### MATERIAL PROVIDED
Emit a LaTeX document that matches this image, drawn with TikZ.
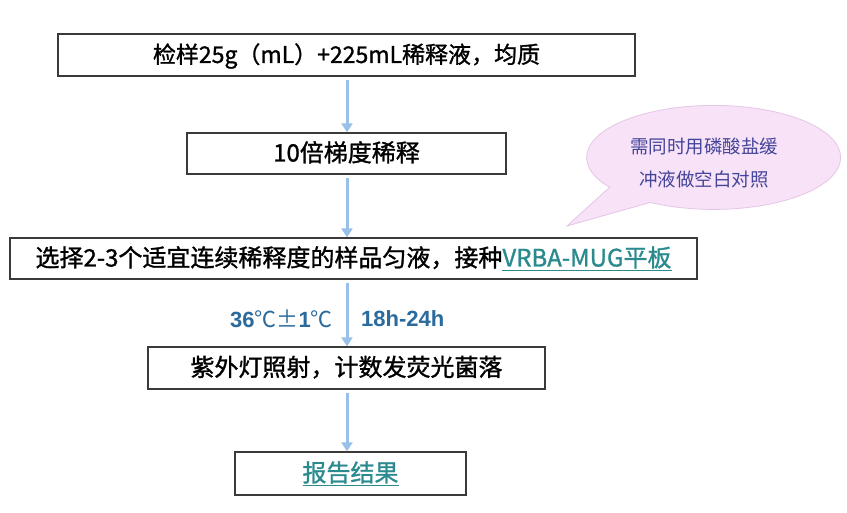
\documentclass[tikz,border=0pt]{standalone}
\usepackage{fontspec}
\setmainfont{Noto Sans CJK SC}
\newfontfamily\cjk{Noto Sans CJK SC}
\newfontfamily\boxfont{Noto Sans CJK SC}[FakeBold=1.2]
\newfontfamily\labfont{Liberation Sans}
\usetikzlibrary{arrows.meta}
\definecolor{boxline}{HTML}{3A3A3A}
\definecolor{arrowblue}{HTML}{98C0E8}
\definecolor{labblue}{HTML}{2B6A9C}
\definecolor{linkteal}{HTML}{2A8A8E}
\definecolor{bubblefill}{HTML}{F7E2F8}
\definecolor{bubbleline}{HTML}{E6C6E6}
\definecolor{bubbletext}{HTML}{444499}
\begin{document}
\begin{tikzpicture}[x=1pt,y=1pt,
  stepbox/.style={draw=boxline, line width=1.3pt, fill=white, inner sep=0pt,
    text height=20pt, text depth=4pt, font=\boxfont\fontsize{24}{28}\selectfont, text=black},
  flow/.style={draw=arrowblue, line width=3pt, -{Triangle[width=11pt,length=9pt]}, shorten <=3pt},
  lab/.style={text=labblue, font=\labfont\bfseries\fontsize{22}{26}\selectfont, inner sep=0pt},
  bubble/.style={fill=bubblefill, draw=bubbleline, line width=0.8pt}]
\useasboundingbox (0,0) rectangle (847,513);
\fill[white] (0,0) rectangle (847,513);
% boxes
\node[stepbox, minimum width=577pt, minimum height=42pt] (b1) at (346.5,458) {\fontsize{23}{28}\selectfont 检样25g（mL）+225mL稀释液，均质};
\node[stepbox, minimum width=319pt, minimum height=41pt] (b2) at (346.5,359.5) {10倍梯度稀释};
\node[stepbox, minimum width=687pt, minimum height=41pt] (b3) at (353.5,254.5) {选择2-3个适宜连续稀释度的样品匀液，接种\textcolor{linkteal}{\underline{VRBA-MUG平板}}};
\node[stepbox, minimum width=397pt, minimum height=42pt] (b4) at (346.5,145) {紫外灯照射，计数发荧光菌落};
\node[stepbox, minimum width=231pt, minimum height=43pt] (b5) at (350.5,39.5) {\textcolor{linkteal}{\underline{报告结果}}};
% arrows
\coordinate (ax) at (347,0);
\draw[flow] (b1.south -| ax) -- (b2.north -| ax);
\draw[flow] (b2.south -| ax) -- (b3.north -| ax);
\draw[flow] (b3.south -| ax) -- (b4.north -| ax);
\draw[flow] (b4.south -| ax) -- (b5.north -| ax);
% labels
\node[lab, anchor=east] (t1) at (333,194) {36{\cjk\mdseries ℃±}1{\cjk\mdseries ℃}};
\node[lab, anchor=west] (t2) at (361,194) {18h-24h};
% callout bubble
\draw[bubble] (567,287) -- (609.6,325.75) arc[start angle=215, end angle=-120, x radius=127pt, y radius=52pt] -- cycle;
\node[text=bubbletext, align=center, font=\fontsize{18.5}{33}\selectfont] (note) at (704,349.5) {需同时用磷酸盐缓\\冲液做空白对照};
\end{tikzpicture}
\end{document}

### PROBLEM TO WORK ON
Reproduce the full material exactly, excluding the pictures.

### EXERCISE RESPONSE
Emit a LaTeX document that matches this image, drawn with TikZ.
\documentclass[tikz,border=0pt]{standalone}
\usepackage{fontspec}
\setmainfont{Noto Sans CJK SC}
\newfontfamily\cjk{Noto Sans CJK SC}
\newfontfamily\boxfont{Noto Sans CJK SC}[FakeBold=1.2]
\newfontfamily\labfont{Liberation Sans}
\usetikzlibrary{arrows.meta}
\definecolor{boxline}{HTML}{3A3A3A}
\definecolor{arrowblue}{HTML}{98C0E8}
\definecolor{labblue}{HTML}{2B6A9C}
\definecolor{linkteal}{HTML}{2A8A8E}
\definecolor{bubblefill}{HTML}{F7E2F8}
\definecolor{bubbleline}{HTML}{E6C6E6}
\definecolor{bubbletext}{HTML}{444499}
\begin{document}
\begin{tikzpicture}[x=1pt,y=1pt,
  stepbox/.style={draw=boxline, line width=1.3pt, fill=white, inner sep=0pt,
    text height=20pt, text depth=4pt, font=\boxfont\fontsize{24}{28}\selectfont, text=black},
  flow/.style={draw=arrowblue, line width=3pt, -{Triangle[width=11pt,length=9pt]}, shorten <=3pt},
  lab/.style={text=labblue, font=\labfont\bfseries\fontsize{22}{26}\selectfont, inner sep=0pt},
  bubble/.style={fill=bubblefill, draw=bubbleline, line width=0.8pt}]
\useasboundingbox (0,0) rectangle (847,513);
\fill[white] (0,0) rectangle (847,513);
% boxes
\node[stepbox, minimum width=577pt, minimum height=42pt] (b1) at (346.5,458) {\fontsize{23}{28}\selectfont 检样25g（mL）+225mL稀释液，均质};
\node[stepbox, minimum width=319pt, minimum height=41pt] (b2) at (346.5,359.5) {10倍梯度稀释};
\node[stepbox, minimum width=687pt, minimum height=41pt] (b3) at (353.5,254.5) {选择2-3个适宜连续稀释度的样品匀液，接种\textcolor{linkteal}{\underline{VRBA-MUG平板}}};
\node[stepbox, minimum width=397pt, minimum height=42pt] (b4) at (346.5,145) {紫外灯照射，计数发荧光菌落};
\node[stepbox, minimum width=231pt, minimum height=43pt] (b5) at (350.5,39.5) {\textcolor{linkteal}{\underline{报告结果}}};
% arrows
\coordinate (ax) at (347,0);
\draw[flow] (b1.south -| ax) -- (b2.north -| ax);
\draw[flow] (b2.south -| ax) -- (b3.north -| ax);
\draw[flow] (b3.south -| ax) -- (b4.north -| ax);
\draw[flow] (b4.south -| ax) -- (b5.north -| ax);
% labels
\node[lab, anchor=east] (t1) at (333,194) {36{\cjk\mdseries ℃±}1{\cjk\mdseries ℃}};
\node[lab, anchor=west] (t2) at (361,194) {18h-24h};
% callout bubble
\draw[bubble] (567,287) -- (609.6,325.75) arc[start angle=215, end angle=-120, x radius=127pt, y radius=52pt] -- cycle;
\node[text=bubbletext, align=center, font=\fontsize{18.5}{33}\selectfont] (note) at (704,349.5) {需同时用磷酸盐缓\\冲液做空白对照};
\end{tikzpicture}
\end{document}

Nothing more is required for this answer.